Ciudadanía y poder
En los últimos años ha habido un ataque sistemático y frontal contra la ciudadanización de la política. Quienes lo hacen reclaman, sin decirlo, el derecho único y exclusivo de los políticos y los partidos sobre el quehacer político nacional.
En el fondo de esta creencia ―sin que desde luego lo reconozcan―, está la idea de que los asuntos del poder y la política deben ser ocupación exclusiva de los políticos profesionales y de quienes ejercen el gobierno. Subyace también la creencia antigua de que el “pueblo” debe asumir el rol pasivo de vasallo y ser objeto del “regalo” de algunos servicios y mendrugos financiados por las arcas públicas, que también se cree son propiedad de los gobernantes.
La regresión de estas concepciones es de tal alcance que, de manera lenta pero inexorable, está en curso el desdibujamiento de la república, diluyendo la división de poderes, la que es esencial para el desarrollo de la democracia y la participación cívica. La regresión está prefigurando una autocracia decimonónica que jamás nos hubiésemos imaginado hace un par de décadas.

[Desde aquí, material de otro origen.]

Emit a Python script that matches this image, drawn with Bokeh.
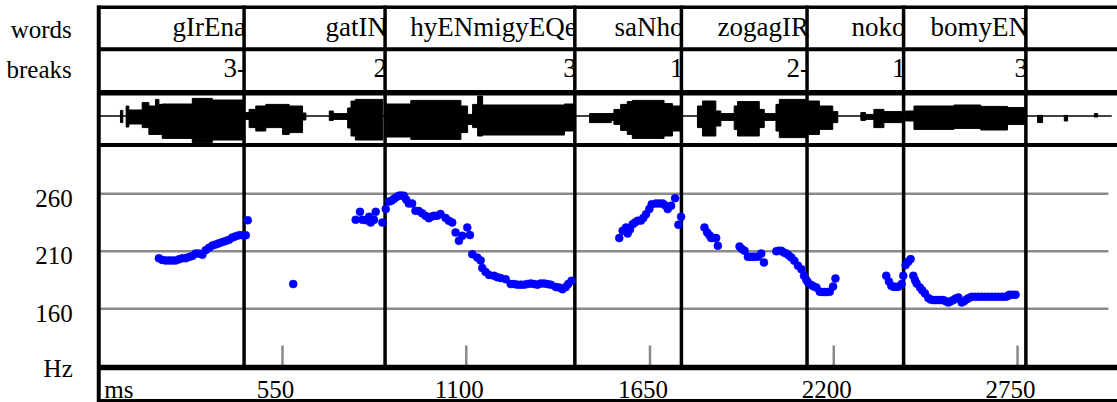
from bokeh.plotting import figure
from bokeh.models import Range1d
from bokeh.core.properties import value
from bokeh.embed import file_html
from bokeh.resources import INLINE

# ---------------- data ----------------
tick_ms = [550, 1100, 1650, 2200, 2750]
tick_labels = ["550", "1100", "1650", "2200", "2750"]
hz_ticks = [160, 210, 260]
hz_labels = ["160", "210", "260"]

word_ends = [435, 857, 1425, 1744, 2120, 2409, 2775]
words = ["gIrEna", "gatIN", "hyENmigyEQe", "saNho", "zogagIR", "noko", "bomyEN"]
breaks = ["3-", "2", "3", "1", "2-", "1", "3"]

pitch_ms = [180, 190, 200, 210, 220, 230, 240, 250, 260, 270, 280, 290, 300, 310, 320, 330, 340, 350, 360,
            370, 380, 390, 400, 410, 420, 430, 440, 446,
            582,
            769, 782, 789, 800, 809, 814, 824, 829, 849, 859, 869, 876, 883, 890, 898, 905, 913, 920, 928, 938,
            948, 958, 968, 978, 988, 995, 1003, 1013, 1023, 1038, 1048, 1058, 1068, 1078, 1088, 1103, 1111,
            1118, 1133, 1143, 1148, 1158, 1168, 1183, 1193, 1203, 1218, 1233, 1243, 1253, 1263, 1273, 1283,
            1293, 1303, 1313, 1323, 1333, 1343, 1353, 1368, 1378, 1388, 1398, 1405, 1415,
            1558, 1568, 1578, 1583, 1590, 1598, 1605, 1613, 1623, 1630, 1638, 1648, 1655, 1668, 1678, 1688,
            1695, 1703, 1713, 1725, 1735, 1743,
            1813, 1821, 1828, 1833, 1840, 1848, 1853, 1918, 1925, 1933, 1943, 1950, 1958, 1965, 1973, 1983,
            1991, 2028, 2035, 2043, 2050, 2058, 2065, 2073, 2082, 2093, 2103, 2111, 2118, 2123, 2133, 2140,
            2148, 2158, 2165, 2173, 2180, 2188, 2198, 2205,
            2357, 2365, 2372, 2378, 2385, 2393, 2403, 2408, 2415, 2423, 2430, 2438, 2443, 2448, 2458, 2465,
            2473, 2483, 2490, 2498, 2505, 2513, 2520, 2528, 2535, 2543, 2550, 2558, 2565, 2573, 2583, 2590,
            2598, 2605, 2613, 2623, 2633, 2643, 2653, 2663, 2673, 2683, 2693, 2703, 2713, 2720, 2726, 2735,
            2744]
pitch_hz = [204, 202.5, 202, 202, 202, 202, 203, 204, 204, 205, 206, 208, 208, 207, 211, 213, 215, 216, 217,
            218, 219, 220, 222, 223, 224, 224, 224, 237,
            181.5,
            237.4, 244.3, 237.4, 237, 240, 235, 237.4, 244.3, 235, 246.7, 253.3, 254, 255.4, 257, 258.3, 258.5,
            258.3, 255, 251.6, 251.6, 245.2, 245, 243, 240.9, 238.8, 240, 240.9, 241, 242.5, 239, 236.5, 235,
            226.4, 219.1, 223.5, 230.7, 224.1,
            207.5, 204.6, 202, 195.4, 192, 189.5, 188.7, 187.5, 186.7, 185.8, 181.5, 181.5, 181, 181, 181,
            181.5, 182, 181.5, 181, 182, 182, 181.5, 181, 179, 178.5, 177, 179, 181.5, 184.3,
            221.5, 227.8, 230.7, 225.5, 229, 233.6, 235, 236.5, 236.7, 239, 242.3, 246.7, 251, 251.6, 251.6,
            251.6, 250, 246.7, 249.6, 256.2, 233, 240,
            230.7, 226.4, 224, 221.5, 221.5, 221.5, 214.8, 214.2, 212, 210.4, 205.2, 205.2, 205.2, 205.2, 205.2,
            208.1, 200.3, 210, 210.4, 210.4, 209, 208.1, 206.5, 204.6, 201.7, 197.4, 194.5, 188.7, 185, 182.9,
            180.6, 179.5, 178.5, 174.8, 174.6, 174.6, 174.6, 174.8, 179.4, 186.4,
            188.7, 183.8, 180, 179.1, 179.1, 179.1, 181.5, 188.7, 198, 201, 203.2, 188.7, 185, 182, 178.5, 176,
            173.3, 169.3, 168, 167.6, 167.6, 167.6, 167.6, 167.6, 166.5, 165.5, 166.5, 167.6, 169, 169.9, 165.5,
            166.5, 168.2, 169.5, 170.4, 170.4, 170.4, 170.4, 170.4, 170.4, 170.4, 170.4, 170.4, 170.4, 170.4,
            171, 172.2, 172.2, 172.2]

# waveform envelope, piecewise (start ms, end ms, upper amplitude, lower amplitude)
wave_start = [65, 82, 90, 130, 150, 170, 180, 190, 280, 340, 435, 450, 470, 500, 550, 570, 610, 690, 702,
              745, 755, 768, 862, 934, 1084, 1104, 1119, 1134, 1149, 1394, 1469,
              1517, 1542, 1562, 1582, 1597, 1692, 1717, 1792, 1807, 1847, 1862, 1902, 1912, 1977, 1992, 2027,
              2037, 2117, 2157, 2197, 2281,
              2295, 2320, 2350, 2415, 2440, 2560, 2640, 2720, 2810, 2890, 2980]
wave_end = [72, 90, 130, 150, 170, 180, 190, 280, 340, 432, 450, 470, 500, 550, 570, 610, 620, 702, 745,
            755, 768, 850, 934, 1084, 1104, 1119, 1134, 1149, 1394, 1422, 1534,
            1542, 1562, 1582, 1597, 1692, 1717, 1742, 1807, 1847, 1862, 1902, 1912, 1977, 1992, 2027, 2037,
            2117, 2157, 2197, 2212, 2295,
            2320, 2350, 2405, 2440, 2560, 2640, 2720, 2770, 2825, 2900, 2990]
wave_up = [0.28, 0.5, 0.3, 0.67, 0.5, 0.83, 0.58, 0.6, 0.88, 0.8, 0.17, 0.33, 0.5, 0.58, 0.58, 0.5, 0.15,
           0.25, 0.12, 0.4, 0.75, 0.83, 0.6, 0.78, 0.5, 0.08, 0.58, 1.0, 0.55, 0.6, 0.12,
           0.12, 0.33, 0.58, 0.72, 0.78, 0.62, 0.5, 0.5, 0.75, 0.25, 0.12, 0.5, 0.72, 0.33, 0.12, 0.58,
           0.83, 0.75, 0.5, 0.22, 0.17,
           0.08, 0.33, 0.22, 0.25, 0.5, 0.55, 0.48, 0.42, 0.03, 0.03, 0.12]
wave_down = [0.33, 0.55, 0.4, 0.58, 0.92, 0.92, 0.92, 1.12, 1.33, 1.2, 0.17, 0.58, 0.75, 0.58, 0.92, 0.83, 0.2,
             0.22, 0.17, 0.6, 1.0, 1.2, 1.05, 1.17, 0.83, 0.42, 0.58, 1.0, 0.95, 0.75, 0.33,
             0.22, 0.42, 0.72, 0.92, 1.12, 1.0, 0.75, 0.58, 1.0, 0.5, 0.22, 0.67, 1.0, 0.58, 0.22, 0.75,
             1.08, 0.92, 0.67, 0.33, 0.22,
             0.17, 0.58, 0.33, 0.25, 0.67, 0.62, 0.7, 0.42, 0.33, 0.25, 0.05]

# ---------------- layout (pixels from top, styles) ----------------
PX_PER_MS = 0.3341
X0_PX = 98.25
W, H = 1117, 402
FONT = value("Liberation Serif")
FS = value("25px")
FS_TIER = value("27px")
SHIFT = -9      # baseline correction for svg text
SHIFT_TIER = -10

x_start = -X0_PX / PX_PER_MS
x_end = (W - X0_PX) / PX_PER_MS

p = figure(width=W, height=H, output_backend="svg", toolbar_location=None,
           x_range=Range1d(x_start, x_end),
           y_range=Range1d(260 - (H - 193.3) / 1.15, 260 + 193.3 / 1.15),
           x_axis_location=None, y_axis_location=None, min_border=0,
           outline_line_color=None, background_fill_color="white", border_fill_color="white")
p.extra_y_ranges = {
    "px": Range1d(H, 0),
    "wave": Range1d(-(H - 115.5) / 20.0, 115.5 / 20.0),
}
p.xgrid.visible = False
p.ygrid.visible = False

# pitch gridlines
p.segment(x0=[0] * len(hz_ticks), x1=[3022] * len(hz_ticks), y0=hz_ticks, y1=hz_ticks,
          line_color="#8a8a8a", line_width=2.5)
# x ticks inside the pitch panel
p.segment(x0=tick_ms, x1=tick_ms, y0=[345] * len(tick_ms), y1=[365] * len(tick_ms),
          y_range_name="px", line_color="#8a8a8a", line_width=2.5)

# waveform
p.segment(x0=[-4], x1=[3032], y0=[0], y1=[0], y_range_name="wave", line_color="black", line_width=1.6)
p.quad(left=wave_start, right=wave_end, top=wave_up, bottom=[-d for d in wave_down],
       y_range_name="wave", fill_color="black", line_color="black", line_width=1)

# tier texts
p.text(x=word_ends, y=[36.5] * len(words), text=words, y_range_name="px", text_align="right",
       text_baseline="alphabetic", x_offset=2, y_offset=SHIFT_TIER, text_font=FONT,
       text_font_size=FS_TIER, text_color="black")
p.text(x=word_ends, y=[77.5] * len(breaks), text=breaks, y_range_name="px", text_align="right",
       text_baseline="alphabetic", x_offset=2, y_offset=SHIFT_TIER, text_font=FONT,
       text_font_size=FS_TIER, text_color="black")

# word boundaries
p.segment(x0=word_ends, x1=word_ends, y0=[5] * len(word_ends), y1=[367] * len(word_ends),
          y_range_name="px", line_color="black", line_width=3.5)

# horizontal rules of the table
rule_y = [6.7, 48.7, 92.3, 144.5, 367, 400]
rule_w = [3.5, 4, 5.5, 4, 5.5, 3]
for yy, ww in zip(rule_y, rule_w):
    p.segment(x0=[-5], x1=[x_end + 10], y0=[yy], y1=[yy], y_range_name="px",
              line_color="black", line_width=ww)
# left border
p.segment(x0=[0], x1=[0], y0=[5], y1=[401.5], y_range_name="px", line_color="black", line_width=4)

# pitch points
p.scatter(x=pitch_ms, y=pitch_hz, size=8, marker="circle", fill_color="#0000ff", line_color="#0000ff",
          line_width=0.5)

# left labels
p.text(x=[0, 0], y=[37.7, 78.3], text=["words", "breaks"], y_range_name="px", text_align="right",
       text_baseline="alphabetic", x_offset=-27, y_offset=SHIFT, text_font=FONT, text_font_size=FS,
       text_color="black")
p.text(x=[0] * len(hz_ticks), y=hz_ticks, text=hz_labels, text_align="right", text_baseline="alphabetic",
       x_offset=-26, y_offset=13.4 + SHIFT, text_font=FONT, text_font_size=FS, text_color="black")
p.text(x=[0], y=[376.7], text=["Hz"], y_range_name="px", text_align="right", text_baseline="alphabetic",
       x_offset=-26, y_offset=SHIFT, text_font=FONT, text_font_size=FS, text_color="black")

# ms axis labels
p.text(x=tick_ms, y=[398] * len(tick_ms), text=tick_labels, y_range_name="px", text_align="center",
       text_baseline="alphabetic", x_offset=-7, y_offset=SHIFT, text_font=FONT, text_font_size=FS,
       text_color="black")
p.text(x=[0], y=[398], text=["ms"], y_range_name="px", text_align="left", text_baseline="alphabetic",
       x_offset=5.5, y_offset=SHIFT, text_font=FONT, text_font_size=FS, text_color="black")

open("out.html", "w").write(file_html(p, INLINE))
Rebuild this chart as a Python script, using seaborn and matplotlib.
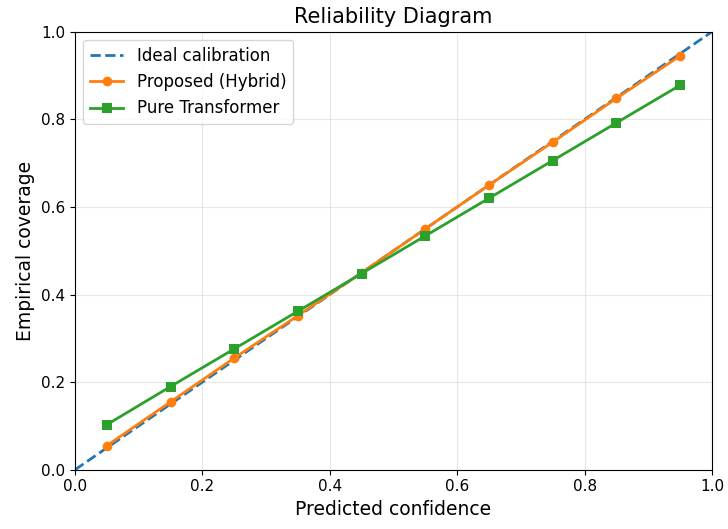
import matplotlib
matplotlib.use('Agg')
import matplotlib.pyplot as plt
import seaborn as sns
import pandas as pd

# Reliability data
ideal_x = [0.0, 1.0]
ideal_y = [0.0, 1.0]
bin_centers = [0.05, 0.15, 0.25, 0.35, 0.45, 0.55, 0.65, 0.75, 0.85, 0.95]
hybrid_cov = [0.055, 0.155, 0.255, 0.352, 0.450, 0.550, 0.650, 0.748, 0.848, 0.945]
transformer_cov = [0.103, 0.190, 0.276, 0.362, 0.448, 0.534, 0.620, 0.706, 0.792, 0.878]

df_h = pd.DataFrame({"conf": bin_centers, "cov": hybrid_cov})
df_t = pd.DataFrame({"conf": bin_centers, "cov": transformer_cov})

fig, ax = plt.subplots(figsize=(7.28, 5.29), dpi=100)

ax.plot(ideal_x, ideal_y, linestyle='--', color='tab:blue', linewidth=2, label='Ideal calibration')
sns.lineplot(data=df_h, x="conf", y="cov", ax=ax, color='tab:orange', marker='o',
             markersize=7, markeredgewidth=0, linewidth=2, label='Proposed (Hybrid)')
sns.lineplot(data=df_t, x="conf", y="cov", ax=ax, color='tab:green', marker='s',
             markersize=7, markeredgewidth=0, linewidth=2, label='Pure Transformer')

ax.set_xlim(0, 1)
ax.set_ylim(0, 1)
ax.grid(True, alpha=0.3)
ax.set_title("Reliability Diagram", fontsize=15)
ax.set_xlabel("Predicted confidence", fontsize=13.5)
ax.set_ylabel("Empirical coverage", fontsize=13.5)
ax.tick_params(labelsize=11)
ax.legend(loc='upper left', fontsize=12)

fig.subplots_adjust(left=0.103, right=0.978, bottom=0.112, top=0.94)
fig.savefig("out.png", dpi=100)
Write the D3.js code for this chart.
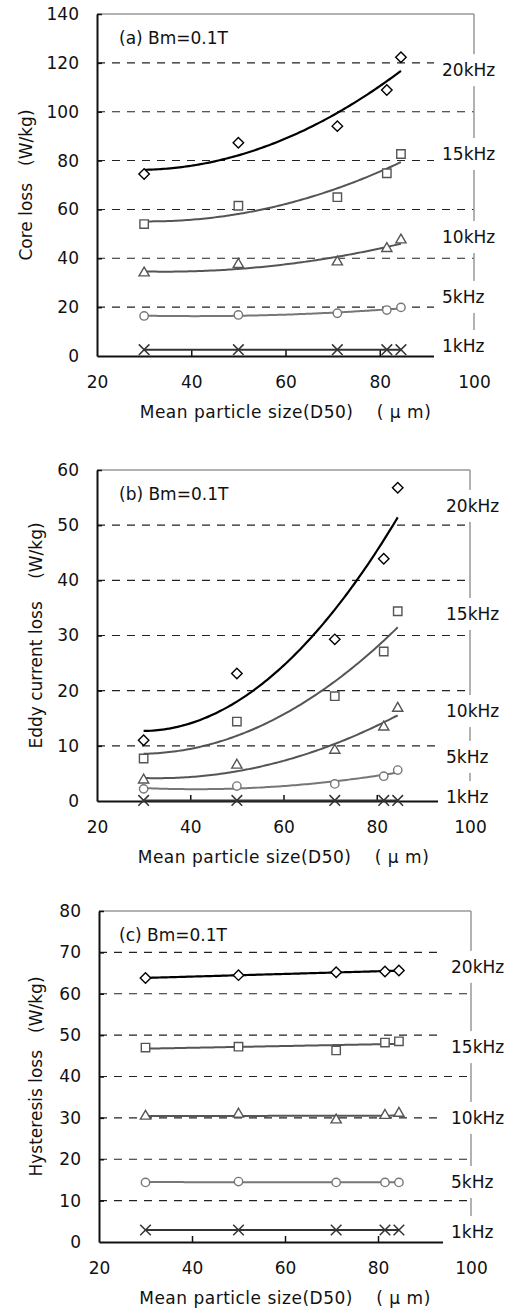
<!DOCTYPE html>
<html>
<head>
<meta charset="utf-8">
<script src="https://cdn.jsdelivr.net/npm/d3@7"></script>
<style>
  body { margin: 0; background: #fff; }
  svg { display: block; }
  text { font-family: "DejaVu Sans", "Noto Sans CJK JP", sans-serif; fill: #111; }
</style>
</head>
<body>
<div id="chart"></div>
<script>
// mean particle size D50 (um)
const sizes = [30, 50, 71, 81.5, 84.5];
const freqLabels = ["20kHz", "15kHz", "10kHz", "5kHz", "1kHz"];
const xTicks = [20, 40, 60, 80, 100];

// (a) core loss W/kg
const core20 = [74.5, 87.3, 94.1, 108.9, 122.3];
const core15 = [54.0, 61.5, 65.0, 74.8, 82.7];
const core10 = [34.0, 37.5, 38.5, 44.0, 47.5];
const core5 = [16.4, 16.8, 17.5, 18.8, 19.9];
const core1 = [2.6, 2.6, 2.6, 2.6, 2.6];
const coreTicks = [0, 20, 40, 60, 80, 100, 120, 140];

// (b) eddy current loss W/kg
const eddy20 = [11.0, 23.1, 29.3, 43.9, 56.8];
const eddy15 = [7.7, 14.4, 19.0, 27.1, 34.4];
const eddy10 = [3.8, 6.5, 9.2, 13.4, 16.8];
const eddy5 = [2.2, 2.7, 3.1, 4.5, 5.6];
const eddy1 = [0.1, 0.1, 0.1, 0.1, 0.1];
const eddyTicks = [0, 10, 20, 30, 40, 50, 60];

// (c) hysteresis loss W/kg
const hyst20 = [63.8, 64.5, 65.2, 65.4, 65.6];
const hyst15 = [47.0, 47.2, 46.3, 48.2, 48.5];
const hyst10 = [30.4, 30.9, 29.5, 30.6, 31.1];
const hyst5 = [14.4, 14.6, 14.4, 14.4, 14.4];
const hyst1 = [2.9, 2.9, 2.9, 2.9, 2.9];
const hystTicks = [0, 10, 20, 30, 40, 50, 60, 70, 80];

const W = 512, H = 1310;
const FS = 17;

const panels = [
  { tag: "(a) Bm=0.1T", title: "Core loss\u3000(W/kg)", series: [core20, core15, core10, core5, core1],
    ticks: coreTicks, order: 2, left: 97, right: 474, top: 14, bottom: 356, titleX: 26, labelX: 442,
    labelAt: [117, 82.7, 48.7, 24.2, 4.1] },
  { tag: "(b) Bm=0.1T", title: "Eddy current loss\u3000 (W/kg)", series: [eddy20, eddy15, eddy10, eddy5, eddy1],
    ticks: eddyTicks, order: 2, left: 97, right: 470, top: 470, bottom: 801, titleX: 36, labelX: 446,
    labelAt: [53.5, 33.9, 16.3, 8.0, 0.7] },
  { tag: "(c) Bm=0.1T", title: "Hysteresis loss\u3000(W/kg)", series: [hyst20, hyst15, hyst10, hyst5, hyst1],
    ticks: hystTicks, order: 1, left: 99, right: 471, top: 911, bottom: 1242, titleX: 36, labelX: 451,
    labelAt: [66.5, 47.1, 30.0, 14.5, 2.4] }
];

const styles = [
  { symbol: d3.symbolDiamond2, size: 70, color: "#000", line: "#000", width: 2.2 },
  { symbol: d3.symbolSquare2, size: 90, color: "#555", line: "#555", width: 2 },
  { symbol: d3.symbolTriangle2, size: 75, color: "#555", line: "#555", width: 2 },
  { symbol: d3.symbolCircle, size: 55, color: "#777", line: "#777", width: 2 },
  { symbol: d3.symbolX, size: 75, color: "#333", line: "#333", width: 2 }
];

// least squares polynomial fit (Excel-style trendline)
function polyfit(xs, ys, order) {
  const n = order + 1;
  const A = d3.range(n).map(() => new Array(n + 1).fill(0));
  xs.forEach((x, k) => {
    for (let i = 0; i < n; i++) {
      for (let j = 0; j < n; j++) A[i][j] += Math.pow(x, i + j);
      A[i][n] += ys[k] * Math.pow(x, i);
    }
  });
  for (let i = 0; i < n; i++) {
    for (let r = i + 1; r < n; r++) {
      const f = A[r][i] / A[i][i];
      for (let c = i; c <= n; c++) A[r][c] -= f * A[i][c];
    }
  }
  const coef = new Array(n).fill(0);
  for (let i = n - 1; i >= 0; i--) {
    let s = A[i][n];
    for (let j = i + 1; j < n; j++) s -= A[i][j] * coef[j];
    coef[i] = s / A[i][i];
  }
  return x => coef.reduce((acc, c, i) => acc + c * Math.pow(x, i), 0);
}

const svg = d3.select("#chart").append("svg")
  .attr("width", W).attr("height", H);

panels.forEach(p => {
  const x = d3.scaleLinear().domain([20, 100]).range([p.left, p.right]);
  const yMax = d3.max(p.ticks);
  const y = d3.scaleLinear().domain([0, yMax]).range([p.bottom, p.top]);
  const g = svg.append("g");

  // dashed grid
  g.selectAll(".grid").data(p.ticks.filter(t => t > 0 && t < yMax)).enter()
    .append("line")
    .attr("x1", p.left).attr("x2", p.right)
    .attr("y1", d => y(d)).attr("y2", d => y(d))
    .attr("stroke", "#222").attr("stroke-width", 1.1)
    .attr("stroke-dasharray", "8,7");

  // frame
  g.append("line").attr("x1", p.left).attr("x2", p.right).attr("y1", p.top).attr("y2", p.top)
    .attr("stroke", "#999").attr("stroke-width", 1.5);
  g.append("line").attr("x1", p.right).attr("x2", p.right).attr("y1", p.top).attr("y2", p.bottom)
    .attr("stroke", "#999").attr("stroke-width", 1.5);

  const xAxis = d3.axisBottom(x).tickValues(xTicks).tickSize(-6).tickPadding(20).tickSizeOuter(0);
  const yAxis = d3.axisLeft(y).tickValues(p.ticks).tickSize(-5).tickPadding(18).tickSizeOuter(0);

  const gx = g.append("g").attr("transform", `translate(0,${p.bottom})`).call(xAxis);
  const gy = g.append("g").attr("transform", `translate(${p.left},0)`).call(yAxis);
  [gx, gy].forEach(a => {
    a.select(".domain").attr("stroke", "#111").attr("stroke-width", 2);
    a.selectAll(".tick line").attr("stroke", "#111").attr("stroke-width", 1.5);
    a.selectAll(".tick text").attr("font-size", FS).attr("fill", "#111")
      .attr("font-family", "\"DejaVu Sans\", sans-serif");
  });
  gx.selectAll(".tick").filter(d => d === 20 || d === 100).select("line").remove();
  gy.selectAll(".tick").filter(d => d === 0).select("line").remove();

  // trendlines
  const xs = d3.range(sizes[0], sizes[sizes.length - 1] + 0.01, 0.5);
  p.series.forEach((vals, i) => {
    const f = polyfit(sizes, vals, p.order);
    g.append("path")
      .datum(xs)
      .attr("d", d3.line().x(d => x(d)).y(d => y(f(d))))
      .attr("fill", "none")
      .attr("stroke", styles[i].line)
      .attr("stroke-width", styles[i].width);
  });

  // markers
  p.series.forEach((vals, i) => {
    const s = styles[i];
    g.selectAll(null).data(vals).enter()
      .append("path")
      .attr("transform", (d, k) => `translate(${x(sizes[k])},${y(d)})`)
      .attr("d", d3.symbol().type(s.symbol).size(s.size))
      .attr("fill", s.symbol === d3.symbolX ? "none" : "#fff")
      .attr("stroke", s.color)
      .attr("stroke-width", s.symbol === d3.symbolX ? 1.5 : 1.4);
  });

  // frequency labels on white boxes
  freqLabels.forEach((lab, i) => {
    const cy = y(p.labelAt[i]);
    g.append("rect")
      .attr("x", p.labelX - 8).attr("y", cy - 16)
      .attr("width", W - p.labelX + 8).attr("height", 32)
      .attr("fill", "#fff");
    g.append("text")
      .attr("x", p.labelX).attr("y", cy).attr("dy", "0.36em")
      .attr("font-size", FS)
      .text(lab);
  });

  // panel tag
  g.append("text")
    .attr("x", 119).attr("y", p.top + 24).attr("dy", "0.36em")
    .attr("font-size", FS)
    .text(p.tag);

  // axis titles
  g.append("text")
    .attr("x", (p.left + p.right) / 2).attr("y", p.bottom + 62)
    .attr("text-anchor", "middle")
    .attr("font-size", FS).attr("letter-spacing", 0.5)
    .text("Mean particle size(D50)\u3000 ( \u03bc m)");

  g.append("text")
    .attr("transform", `translate(${p.titleX},${(p.top + p.bottom) / 2}) rotate(-90)`)
    .attr("text-anchor", "middle").attr("dy", "0.36em")
    .attr("font-size", FS)
    .text(p.title);
});
</script>
</body>
</html>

La crítica hecha desde el poder en contra la acción ciudadana, que se disfraza bajo la retórica del rescate de lo popular de las garras de los enemigos de la patria, no es otra cosa que una embestida política para desacreditar y anular los espacios en los que suele aglutinarse la ciudadanía que cuestiona las malas prácticas del poder: mala gestión de los asuntos públicos, ineficacia operativa, corrupción, deshumanización del dolor social o la frivolidad ramplona.
Se busca anular el campo de la ciudadanía, el mismo campo que empujó la transición democrática de finales del siglo pasado y que durante más de treinta años jugó como sano contrapeso de la partidocracia que alternó en el poder ejecutivo y legislativo.
El adelgazamiento cada vez más notorio de los procesos de participación ciudadana en la política, que no es otra cosa que la exclusión de los cívicos del ejercicio del poder y de la toma de decisiones, propicia la concentración de estas en una sola persona o una élite anulando así más de treinta años de lentos pero significativos avances.
Se ha creído que la representación mono-partidaria o más bien mesiánica es un valor absoluto y que en una nación de casi ciento treinta millones una sola voz, una sola mirada, un solo pensamiento pueden tener la cualidad de la omnisciencia y la omnipresencia, lo cual es absurdo y contradice todo sentido común, por no decir, que contradice la esencia misma de la república.
La libertad es el valor constitutivo de la ciudadanía en una república que busca la democracia. Cualquier intento por acallarla, descalificarla, perseguirla, avasallarla o imponerle las cadenas del clientelismo o el corporativismo sectorial, laboral o étnico, proveniente de cualquier poder e ideología es un acto que debe combatirse.
El desdén por la presencia ciudadana en el diseño de la política pública y en las acciones de evaluación de sus resultados bajo el argumento de la representación absoluta y vertical de quienes ejercen el poder circunstancial, además de exhibir impulsos autoritarios, deja afuera los referentes, preocupaciones y percepciones que están naciendo desde la sociedad y que no necesariamente llegan a quienes ejercen el poder o son contrarios al interés del gobernante. Es decir, se asfixia una de las fuentes que le dan vitalidad a la gobernabilidad democrática.
Los indicadores de participación ciudadana en los asuntos públicos dan cuenta del grado de evolución democrática de una sociedad. Menos ciudadanía más concentración del poder, más privatización de los asuntos públicos en una cuantas manos y en consecuencias más mecanismos de control y coerción sobre los gobernados.
Los ciudadanos deben regresar a la política, para moderar el poder y sus naturales desviaciones, no como apéndices de los partidos, tampoco como escenografía de los gobernantes. Deben regresar a su tarea crítica, libres para cuestionar, exigir, proponer, evaluar, dialogar y consensuar.
Deben regresar para construir prácticas de gobierno, poder y rendición de cuentas, que rompan con el esquema vertical y autoritario hasta ahora impuesto, y que es funcional a las élites gobernantes.
La verdad del poder debe pasar obligadamente por el escrutinio de la verdad ciudadana. Pero es condición para que eso ocurra que la ciudadanía ocupe el lugar del cual se le ha querido despojar, su propio poder.